Befristete Beschäftigungen nehmen immer mehr zu. Inzwischen haben 3,2 Mio. Menschen nur ein befristetes Arbeitsverhältnis. Bei Männern sind 38 Prozent aller neu abgeschlossenen Arbeitsverträge befristet, bei Frauen sind es sogar 47 Prozent. Vor allem junge Menschen sind betroffen.

Befristungen schaffen nicht nur berufliche Unsicherheiten, sondern sind oft auch mit deutlichen Lohneinbußen verbunden. Dabei nutzen die Arbeitgeber großzügige gesetzliche Regelungen. Bis zu zwei Jahre können Arbeitsverhältnisse ohne einen Sachgrund befristet werden. Was ursprünglich als Mittel zur Bekämpfung der Arbeitslosigkeit gedacht war, ist inzwischen zu einem Massenphänomen geworden. Arbeitgeber entlasten sich von Risiken, mit der Bekämpfung der Arbeitslosigkeit hat dies Verhalten nichts mehr zu tun.

„Lieber befristet in Arbeit als unbefristet arbeitslos“, so begründete der damalige Arbeitsminister Blüm, als Sprücheklopfer bekannt, 1985 die Einführung von befristeten Arbeitsverträgen, auch ohne sachlichen Grund.

Damals waren zwei Prozent der Neueinstellungen befristet, heute haben wir es mit einem Massenphänomen, mit immensen  Ausmaßen zu tun. Inzwischen haben 3,2 Mio. Menschen nur ein befristetes Arbeitsverhältnis. Bei Männern sind 38 Prozent aller neu abgeschlossenen Arbeitsverträge befristet, bei Frauen sind es sogar 47 Prozent. Vor allem junge Menschen sind betroffen.

1999 hatte die EU eine Richtlinie verabschiedet, die dann im Teilzeit und Befristungsgesetz in nationales Recht umgesetzt wurde. Das Ziel der Richtlinie ist vor allem, den Grundsatz der Nichtdiskriminierung durchzusetzen und einen Missbrauch der Befristungen durch aufeinanderfolgende Befristungen zu verhindern. Doch der Rahmen ist weit gespannt, so dass auch der deutsche Gesetzgeber viele Möglichkeiten hat, befristete Beschäftigung zu erlauben.
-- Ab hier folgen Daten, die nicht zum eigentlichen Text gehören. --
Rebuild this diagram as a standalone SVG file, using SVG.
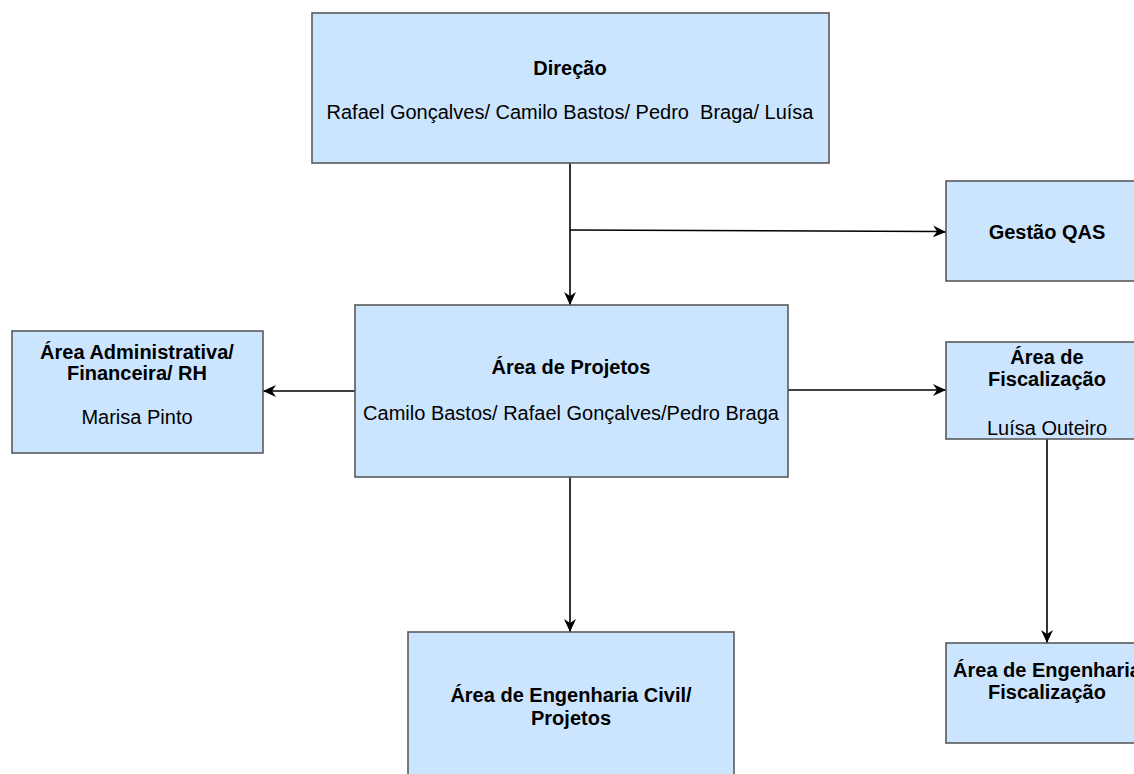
<svg xmlns="http://www.w3.org/2000/svg" width="1134" height="774" viewBox="0 0 1134 774">
<style>
.box{fill:#cce5ff;stroke:#5a5a5a;stroke-width:1.6}
.t{font-family:"Liberation Sans",Arial,sans-serif;font-size:20px;fill:#000;text-anchor:middle}
.b{font-weight:bold}
.c{fill:none;stroke:#000;stroke-width:1.6}
</style>
<defs>
<marker id="ar" markerUnits="userSpaceOnUse" markerWidth="14" markerHeight="12" refX="13" refY="6" orient="auto">
<path d="M0,0 L13,6 L0,12 L4,6 Z" fill="#000"/>
</marker>
</defs>
<rect width="1134" height="774" fill="#fff"/>
<g id="connectors">
<path class="c" d="M570,163 V305" marker-end="url(#ar)"/>
<path class="c" d="M570,230 L935,231.5 L946,232" marker-end="url(#ar)"/>
<path class="c" d="M355,391 H263" marker-end="url(#ar)"/>
<path class="c" d="M788,390 H946" marker-end="url(#ar)"/>
<path class="c" d="M570,477 V632" marker-end="url(#ar)"/>
<path class="c" d="M1047,439 V643" marker-end="url(#ar)"/>
</g>
<g id="direcao">
<rect class="box" x="312" y="13" width="517" height="150"/>
<text class="t b" x="570" y="75">Direção</text>
<text class="t" x="570" y="119" xml:space="preserve">Rafael Gonçalves/ Camilo Bastos/ Pedro  Braga/ Luísa</text>
</g>
<g id="gestao-qas">
<rect class="box" x="946" y="181" width="202" height="100"/>
<text class="t b" x="1047" y="239">Gestão QAS</text>
</g>
<g id="area-admin">
<rect class="box" x="12" y="331" width="251" height="122"/>
<text class="t b" x="137" y="359">Área Administrativa/</text>
<text class="t b" x="137" y="380">Financeira/ RH</text>
<text class="t" x="137" y="424">Marisa Pinto</text>
</g>
<g id="area-projetos">
<rect class="box" x="355" y="305" width="433" height="172"/>
<text class="t b" x="571" y="374">Área de Projetos</text>
<text class="t" x="571" y="420">Camilo Bastos/ Rafael Gonçalves/Pedro Braga</text>
</g>
<g id="area-fiscalizacao">
<rect class="box" x="946" y="342" width="202" height="97"/>
<text class="t b" x="1047" y="364">Área de</text>
<text class="t b" x="1047" y="386">Fiscalização</text>
<text class="t" x="1047" y="435">Luísa Outeiro</text>
</g>
<g id="eng-civil">
<rect class="box" x="408" y="632" width="326" height="172"/>
<text class="t b" x="571" y="702">Área de Engenharia Civil/</text>
<text class="t b" x="571" y="725">Projetos</text>
</g>
<g id="eng-fiscalizacao">
<rect class="box" x="946" y="643" width="202" height="100"/>
<text class="t b" x="1047" y="677">Área de Engenharia</text>
<text class="t b" x="1047" y="699">Fiscalização</text>
</g>
</svg>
Im aktuellen Teilzeit- und Befristungsgesetz gibt es insgesamt 8 Sachgründe, die eine Befristung rechtfertigen.

Ein sachlicher Grund liegt insbesondere vor, wenn

1. der betriebliche Bedarf an der Arbeitsleistung nur vorübergehend besteht,

2. die Befristung im Anschluss an eine Ausbildung oder ein Studium erfolgt, um den Übergang des Arbeitnehmers in eine Anschlussbeschäftigung zu erleichtern,

3. der Arbeitnehmer zur Vertretung eines anderen Arbeitnehmers beschäftigt wird,

4. die Eigenart der Arbeitsleistung die Befristung rechtfertigt,

5. die Befristung zur Erprobung erfolgt,

6. in der Person des Arbeitnehmers liegende Gründe die Befristung rechtfertigen,

7. der Arbeitnehmer aus Haushaltsmitteln vergütet wird, die haushaltsrechtlich für eine befristete Beschäftigung bestimmt sind, und er entsprechend beschäftigt wird

oder

8. die Befristung auf einem gerichtlichen Vergleich beruht.

Darüber hinaus regelt das Gesetz drei wesentliche Sachverhalte:

 Arbeitsverträge können auch ohne sachlichen Grund bis zu zwei Jahre befristet werden und innerhalb dieser zwei Jahre bis zu dreimal verlängert werden.

 Bei neugegründeten Unternehmen können die Arbeitsverträge ohne Sachgrund sogar bis zu vier Jahren abgeschlossen werden.

 Wenn die Arbeitnehmer/innen das 52. Lebensjahr vollendet haben und vorher arbeitslos waren, ist sogar eine Befristung bis zu fünf Jahren zulässig.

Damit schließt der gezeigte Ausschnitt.